🦭 BERT#

Category of Task: NLP

Kind of Task: Masked Language Modeling

Overview#

The BERT model family is a set of transformer-based networks for Masked language modeling at various scales. This family was originally proposed by Google AI and is trained on the BooksCorpus (800M words) and English Wikipedia (2,500M words). It is useful for downstream language classification tasks such as Sentence Classification, Sentiment Analysis, Sentence Similarity, and Natural Language Inference.

Attribution#

The BERT model family is described in BERT: Pre-training of Deep Bidirectional Transformers for Language Understanding by Jacob Devlin, Ming-Wei Chang, Kenton Lee, and Kristina Toutanova.

Architecture#

BERT consists of a multi-layer bidirectional Transformer encoder parameterised by $n_{num_hidden_layers}$ , $d_{hidden_size}$ , $d_{num_attention_heads}$ . The parameters for each model family member can be seen below:

Name	Parameters	$n_{num_hidden_layers}$	$d_{hidden_size}$	$d_{num_attention_heads}$
BERT-Base	110M	12	768	12
BERT-Large	340M	24	1024	16

Family Members#

We chose to implement BERT-Base as it is small enough to rapidly test methods using a single GPU node.

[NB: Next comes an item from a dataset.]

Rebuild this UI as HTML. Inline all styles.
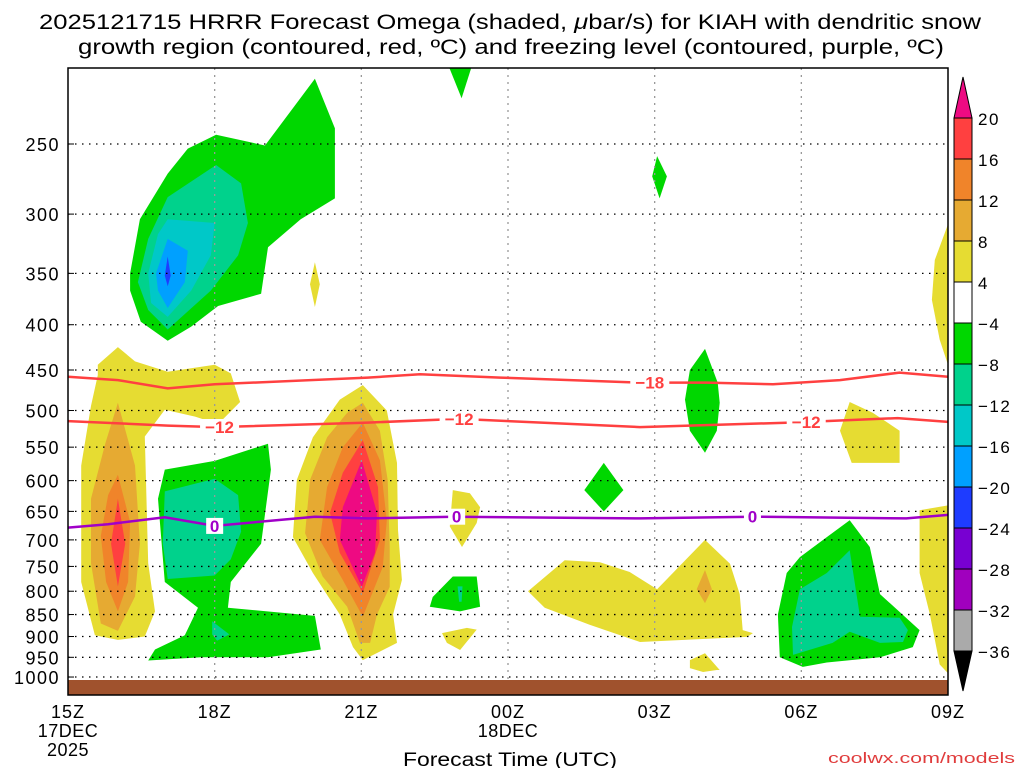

Model Family Member	Parameters	Training Hours on 8xA100s	Training Tokens	Cross Entropy Loss	Masked Accuracy
BERT-Base	110M	10h 38m	35.2B	1.59	0.67

Implementation Details#

Our codebase builds off of the Hugging Face Transformers library. We initialize Huggingface’s BERT model with one of our configurations.

Our recipe training is based off How to Train BERT with an Academic Budget by Peter Izsak, Moshe Berchansky, and Omer Levy. Specifically, we skip the Next Sentence Prediction loss and maintain a sequence length of 128.

After reproducing the original work, we decided to pre-train with the C4 dataset (Colossal Clean Crawled Corpus) from Exploring the Limits of Transfer Learning with a Unified Text-to-Text Transformer by Colin Raffel, Noam Shazeer, Adam Roberts, Katherine Lee, Sharan Narang, Michael Matena, Yanqi Zhou, Wei Li, and Peter J. Liu. C4 has been shown to yield better results on downstream tasks.